BEGIN
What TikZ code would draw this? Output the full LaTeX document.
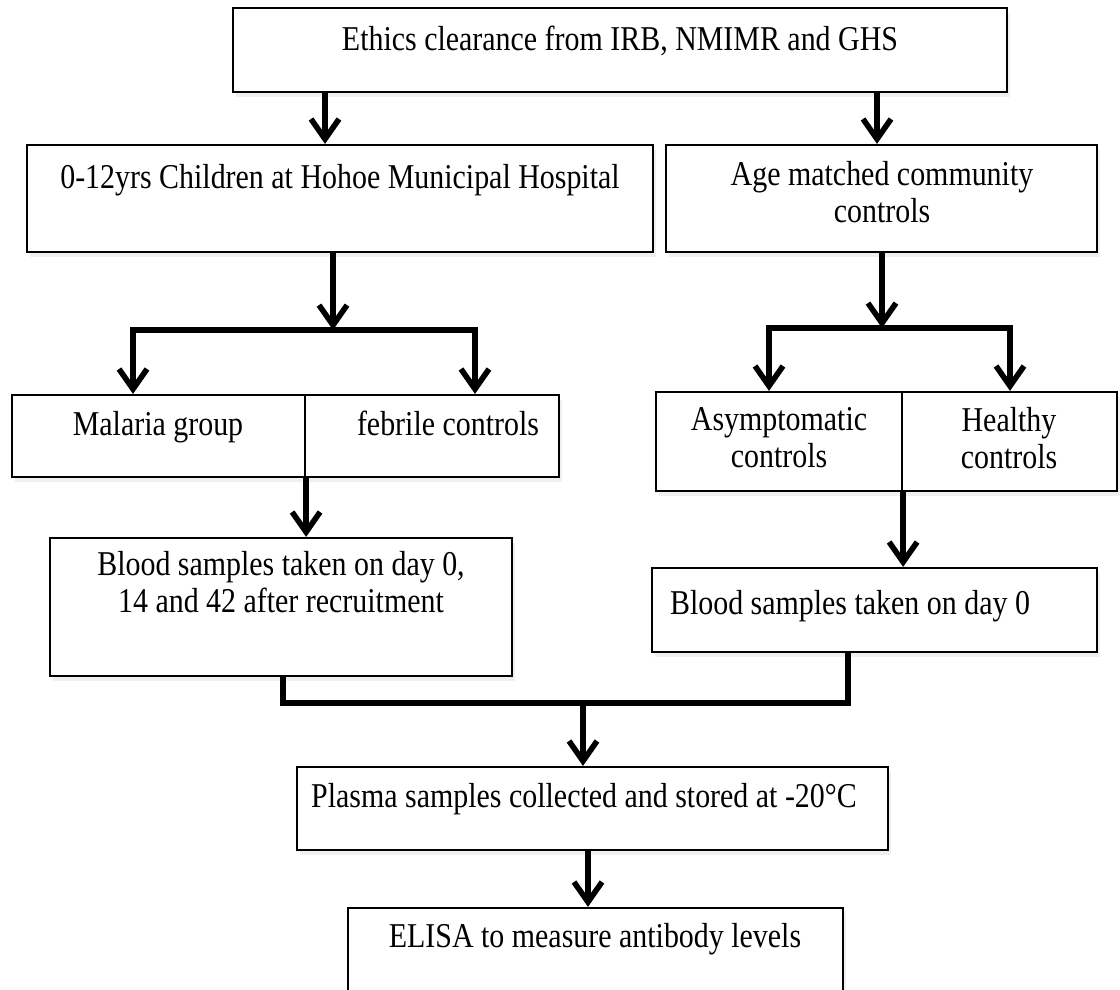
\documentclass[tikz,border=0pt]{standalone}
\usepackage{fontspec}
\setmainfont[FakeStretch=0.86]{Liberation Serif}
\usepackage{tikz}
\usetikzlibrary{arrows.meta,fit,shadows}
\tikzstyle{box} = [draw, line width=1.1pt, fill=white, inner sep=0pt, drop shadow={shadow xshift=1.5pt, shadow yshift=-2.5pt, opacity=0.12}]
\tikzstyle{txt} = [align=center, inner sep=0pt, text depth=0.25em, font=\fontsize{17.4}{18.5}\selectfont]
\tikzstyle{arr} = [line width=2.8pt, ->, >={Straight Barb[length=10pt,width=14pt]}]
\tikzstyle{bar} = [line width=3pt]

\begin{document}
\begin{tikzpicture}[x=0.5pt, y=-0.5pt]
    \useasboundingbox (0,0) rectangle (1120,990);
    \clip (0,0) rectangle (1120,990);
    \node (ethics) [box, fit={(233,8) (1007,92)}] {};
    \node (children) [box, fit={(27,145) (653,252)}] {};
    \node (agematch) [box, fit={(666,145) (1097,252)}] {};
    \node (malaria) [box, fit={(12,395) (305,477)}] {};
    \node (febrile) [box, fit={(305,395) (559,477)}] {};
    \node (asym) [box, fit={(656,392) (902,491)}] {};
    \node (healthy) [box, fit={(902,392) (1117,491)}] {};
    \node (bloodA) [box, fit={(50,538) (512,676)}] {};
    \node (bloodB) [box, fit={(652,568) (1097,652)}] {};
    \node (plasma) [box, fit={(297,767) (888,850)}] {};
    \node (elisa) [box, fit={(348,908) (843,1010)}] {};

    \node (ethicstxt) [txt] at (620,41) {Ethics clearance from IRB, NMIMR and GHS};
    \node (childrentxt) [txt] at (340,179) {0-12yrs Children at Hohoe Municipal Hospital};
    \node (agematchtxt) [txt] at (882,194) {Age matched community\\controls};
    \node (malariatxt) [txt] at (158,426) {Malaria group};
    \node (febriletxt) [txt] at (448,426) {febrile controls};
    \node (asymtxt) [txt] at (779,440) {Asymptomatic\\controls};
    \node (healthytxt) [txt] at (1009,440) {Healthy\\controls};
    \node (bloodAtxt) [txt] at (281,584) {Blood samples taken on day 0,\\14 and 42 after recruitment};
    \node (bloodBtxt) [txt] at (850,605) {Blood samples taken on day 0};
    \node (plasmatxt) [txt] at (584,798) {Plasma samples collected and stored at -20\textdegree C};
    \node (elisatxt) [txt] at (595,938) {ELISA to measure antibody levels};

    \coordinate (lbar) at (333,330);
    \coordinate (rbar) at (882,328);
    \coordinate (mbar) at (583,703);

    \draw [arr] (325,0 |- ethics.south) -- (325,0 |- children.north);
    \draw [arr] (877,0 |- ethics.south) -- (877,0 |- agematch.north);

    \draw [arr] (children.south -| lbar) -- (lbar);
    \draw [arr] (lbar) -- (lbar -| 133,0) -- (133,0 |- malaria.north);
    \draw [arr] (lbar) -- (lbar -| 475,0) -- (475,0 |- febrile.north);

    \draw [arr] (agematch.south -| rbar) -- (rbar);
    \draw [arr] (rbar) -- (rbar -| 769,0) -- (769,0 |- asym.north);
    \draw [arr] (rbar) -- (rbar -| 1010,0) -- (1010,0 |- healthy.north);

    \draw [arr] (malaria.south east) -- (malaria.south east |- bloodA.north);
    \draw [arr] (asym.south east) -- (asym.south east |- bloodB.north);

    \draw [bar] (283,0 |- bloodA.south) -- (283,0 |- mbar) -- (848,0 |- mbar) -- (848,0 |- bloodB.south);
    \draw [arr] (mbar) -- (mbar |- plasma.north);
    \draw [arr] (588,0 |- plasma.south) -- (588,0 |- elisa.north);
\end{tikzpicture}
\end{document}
END
BEGIN
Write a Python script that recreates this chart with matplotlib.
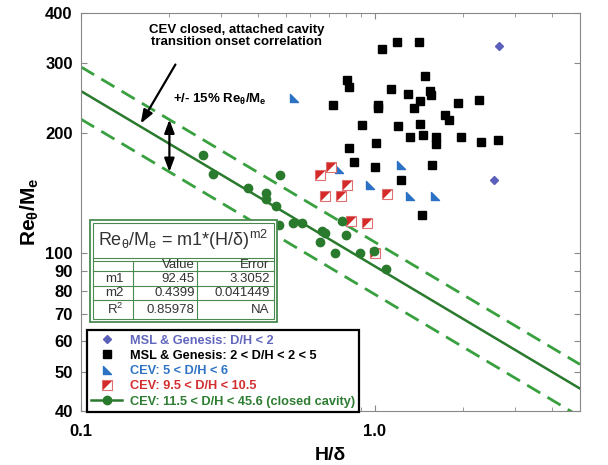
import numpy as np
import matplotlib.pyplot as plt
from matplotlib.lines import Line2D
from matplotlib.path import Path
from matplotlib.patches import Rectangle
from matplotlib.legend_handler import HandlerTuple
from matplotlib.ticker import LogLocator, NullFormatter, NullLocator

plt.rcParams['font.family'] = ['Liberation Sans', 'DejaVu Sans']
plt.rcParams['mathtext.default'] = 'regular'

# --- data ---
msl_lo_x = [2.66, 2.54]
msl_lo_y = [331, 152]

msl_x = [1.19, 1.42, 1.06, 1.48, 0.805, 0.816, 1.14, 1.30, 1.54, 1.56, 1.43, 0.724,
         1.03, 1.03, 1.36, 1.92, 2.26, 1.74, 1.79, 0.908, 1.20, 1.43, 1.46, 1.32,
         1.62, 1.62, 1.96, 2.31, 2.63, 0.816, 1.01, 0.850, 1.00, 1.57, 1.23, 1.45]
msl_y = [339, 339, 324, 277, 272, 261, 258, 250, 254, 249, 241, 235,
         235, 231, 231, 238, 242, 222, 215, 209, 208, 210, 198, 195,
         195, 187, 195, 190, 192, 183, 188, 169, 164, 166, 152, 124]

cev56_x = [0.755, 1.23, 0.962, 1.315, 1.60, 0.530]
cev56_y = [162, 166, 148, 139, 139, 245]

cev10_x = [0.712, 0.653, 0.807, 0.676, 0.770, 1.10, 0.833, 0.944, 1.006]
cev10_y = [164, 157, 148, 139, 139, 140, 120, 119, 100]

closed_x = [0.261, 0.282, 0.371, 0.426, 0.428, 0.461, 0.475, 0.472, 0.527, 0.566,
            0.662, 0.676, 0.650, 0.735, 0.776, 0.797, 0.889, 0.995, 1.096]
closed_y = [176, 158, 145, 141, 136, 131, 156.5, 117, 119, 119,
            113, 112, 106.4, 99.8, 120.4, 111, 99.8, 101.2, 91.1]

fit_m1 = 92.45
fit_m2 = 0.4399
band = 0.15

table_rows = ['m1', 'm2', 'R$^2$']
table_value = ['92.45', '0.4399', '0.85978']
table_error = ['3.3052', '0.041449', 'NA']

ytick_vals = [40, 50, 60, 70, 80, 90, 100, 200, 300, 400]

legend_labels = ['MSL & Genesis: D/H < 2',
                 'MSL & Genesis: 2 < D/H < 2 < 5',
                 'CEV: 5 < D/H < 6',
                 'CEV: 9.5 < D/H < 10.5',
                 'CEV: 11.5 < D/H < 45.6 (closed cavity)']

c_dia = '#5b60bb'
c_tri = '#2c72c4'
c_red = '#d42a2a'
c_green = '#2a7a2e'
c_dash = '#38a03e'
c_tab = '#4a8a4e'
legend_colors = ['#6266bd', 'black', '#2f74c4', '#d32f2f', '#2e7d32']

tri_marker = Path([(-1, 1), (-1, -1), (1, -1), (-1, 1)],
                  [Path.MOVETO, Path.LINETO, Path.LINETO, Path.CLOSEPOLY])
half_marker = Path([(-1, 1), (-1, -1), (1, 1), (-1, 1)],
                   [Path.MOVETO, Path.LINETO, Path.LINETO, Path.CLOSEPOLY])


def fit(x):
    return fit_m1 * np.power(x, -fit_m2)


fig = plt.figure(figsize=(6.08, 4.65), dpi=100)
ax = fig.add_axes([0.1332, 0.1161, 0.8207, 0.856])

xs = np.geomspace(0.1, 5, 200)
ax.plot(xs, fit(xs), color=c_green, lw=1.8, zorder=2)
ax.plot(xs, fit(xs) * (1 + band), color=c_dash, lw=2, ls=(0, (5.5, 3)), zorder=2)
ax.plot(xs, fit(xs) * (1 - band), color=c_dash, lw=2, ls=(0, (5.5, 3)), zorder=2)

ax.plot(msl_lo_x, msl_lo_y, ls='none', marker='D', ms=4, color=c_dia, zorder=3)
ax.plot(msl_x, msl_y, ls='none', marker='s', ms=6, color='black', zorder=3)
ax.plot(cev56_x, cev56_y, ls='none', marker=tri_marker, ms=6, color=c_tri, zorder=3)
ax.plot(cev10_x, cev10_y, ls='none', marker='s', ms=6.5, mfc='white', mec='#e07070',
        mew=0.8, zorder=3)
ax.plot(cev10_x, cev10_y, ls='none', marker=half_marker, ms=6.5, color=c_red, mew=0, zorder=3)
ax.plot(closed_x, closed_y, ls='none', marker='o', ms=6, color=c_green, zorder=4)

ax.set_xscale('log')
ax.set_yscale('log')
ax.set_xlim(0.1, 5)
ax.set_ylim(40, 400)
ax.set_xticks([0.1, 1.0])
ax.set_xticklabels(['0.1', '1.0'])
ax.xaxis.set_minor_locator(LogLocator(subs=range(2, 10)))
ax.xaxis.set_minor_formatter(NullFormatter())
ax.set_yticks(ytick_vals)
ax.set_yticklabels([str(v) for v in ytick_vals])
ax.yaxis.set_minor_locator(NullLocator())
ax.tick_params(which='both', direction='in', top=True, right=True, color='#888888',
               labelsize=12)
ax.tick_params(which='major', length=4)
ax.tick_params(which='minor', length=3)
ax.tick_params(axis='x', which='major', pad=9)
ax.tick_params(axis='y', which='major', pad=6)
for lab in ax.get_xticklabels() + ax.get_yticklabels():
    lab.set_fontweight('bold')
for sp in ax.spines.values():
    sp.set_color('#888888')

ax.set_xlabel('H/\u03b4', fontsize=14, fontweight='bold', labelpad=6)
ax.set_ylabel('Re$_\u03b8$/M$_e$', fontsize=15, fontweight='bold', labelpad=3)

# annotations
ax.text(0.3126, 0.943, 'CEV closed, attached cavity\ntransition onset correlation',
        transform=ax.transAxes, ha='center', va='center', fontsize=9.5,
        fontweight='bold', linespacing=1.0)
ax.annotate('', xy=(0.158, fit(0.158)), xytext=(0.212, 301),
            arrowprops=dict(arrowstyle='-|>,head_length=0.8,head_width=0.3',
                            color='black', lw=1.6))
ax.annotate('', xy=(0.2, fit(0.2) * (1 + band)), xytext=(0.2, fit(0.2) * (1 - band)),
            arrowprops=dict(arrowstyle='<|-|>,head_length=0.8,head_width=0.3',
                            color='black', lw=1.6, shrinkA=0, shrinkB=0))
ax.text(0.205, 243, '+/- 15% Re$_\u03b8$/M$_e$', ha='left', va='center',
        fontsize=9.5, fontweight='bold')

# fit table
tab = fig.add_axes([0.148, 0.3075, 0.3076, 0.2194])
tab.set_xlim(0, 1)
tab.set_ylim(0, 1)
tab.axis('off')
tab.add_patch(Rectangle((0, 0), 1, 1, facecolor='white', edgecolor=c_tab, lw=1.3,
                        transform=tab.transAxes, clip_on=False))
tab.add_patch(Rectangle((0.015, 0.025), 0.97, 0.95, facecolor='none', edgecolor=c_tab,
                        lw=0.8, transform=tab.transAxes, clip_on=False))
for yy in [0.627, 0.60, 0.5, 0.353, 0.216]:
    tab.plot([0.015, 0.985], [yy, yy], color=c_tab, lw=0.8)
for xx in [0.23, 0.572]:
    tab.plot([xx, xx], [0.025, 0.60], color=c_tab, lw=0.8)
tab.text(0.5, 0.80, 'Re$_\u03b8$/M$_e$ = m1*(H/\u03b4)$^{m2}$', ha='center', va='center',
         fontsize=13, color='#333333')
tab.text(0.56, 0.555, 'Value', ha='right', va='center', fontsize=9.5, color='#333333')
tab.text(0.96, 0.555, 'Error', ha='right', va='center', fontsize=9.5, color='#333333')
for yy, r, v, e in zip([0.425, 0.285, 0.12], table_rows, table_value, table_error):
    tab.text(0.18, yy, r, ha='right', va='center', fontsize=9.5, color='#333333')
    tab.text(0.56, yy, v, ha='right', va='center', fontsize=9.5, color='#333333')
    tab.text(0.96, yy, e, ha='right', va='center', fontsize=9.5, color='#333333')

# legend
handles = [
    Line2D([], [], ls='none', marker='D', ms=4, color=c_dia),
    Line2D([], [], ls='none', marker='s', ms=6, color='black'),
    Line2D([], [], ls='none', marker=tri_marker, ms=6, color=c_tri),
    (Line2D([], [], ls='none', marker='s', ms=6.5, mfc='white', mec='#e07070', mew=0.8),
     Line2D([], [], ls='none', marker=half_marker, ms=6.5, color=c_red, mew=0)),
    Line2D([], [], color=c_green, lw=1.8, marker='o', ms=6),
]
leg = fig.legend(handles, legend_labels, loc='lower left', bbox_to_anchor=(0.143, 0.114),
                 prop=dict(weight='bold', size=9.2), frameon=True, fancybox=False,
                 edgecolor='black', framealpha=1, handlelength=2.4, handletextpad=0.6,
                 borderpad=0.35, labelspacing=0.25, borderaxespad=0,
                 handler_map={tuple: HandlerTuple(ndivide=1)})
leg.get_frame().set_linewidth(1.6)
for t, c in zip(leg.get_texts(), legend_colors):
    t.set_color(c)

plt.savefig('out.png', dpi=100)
END
__What you will do__:
Using the entries above, reproduce word for word only the lines from the one that contains "Write a Python" to the one that contains "cev10_y = [164, 157, 148, 139, 139, 140, 120, 119, 100]", both ends included, and drop every picture.

__Written response__:
Write a Python script that recreates this chart with matplotlib.
import numpy as np
import matplotlib.pyplot as plt
from matplotlib.lines import Line2D
from matplotlib.path import Path
from matplotlib.patches import Rectangle
from matplotlib.legend_handler import HandlerTuple
from matplotlib.ticker import LogLocator, NullFormatter, NullLocator

plt.rcParams['font.family'] = ['Liberation Sans', 'DejaVu Sans']
plt.rcParams['mathtext.default'] = 'regular'

# --- data ---
msl_lo_x = [2.66, 2.54]
msl_lo_y = [331, 152]

msl_x = [1.19, 1.42, 1.06, 1.48, 0.805, 0.816, 1.14, 1.30, 1.54, 1.56, 1.43, 0.724,
         1.03, 1.03, 1.36, 1.92, 2.26, 1.74, 1.79, 0.908, 1.20, 1.43, 1.46, 1.32,
         1.62, 1.62, 1.96, 2.31, 2.63, 0.816, 1.01, 0.850, 1.00, 1.57, 1.23, 1.45]
msl_y = [339, 339, 324, 277, 272, 261, 258, 250, 254, 249, 241, 235,
         235, 231, 231, 238, 242, 222, 215, 209, 208, 210, 198, 195,
         195, 187, 195, 190, 192, 183, 188, 169, 164, 166, 152, 124]

cev56_x = [0.755, 1.23, 0.962, 1.315, 1.60, 0.530]
cev56_y = [162, 166, 148, 139, 139, 245]

cev10_x = [0.712, 0.653, 0.807, 0.676, 0.770, 1.10, 0.833, 0.944, 1.006]
cev10_y = [164, 157, 148, 139, 139, 140, 120, 119, 100]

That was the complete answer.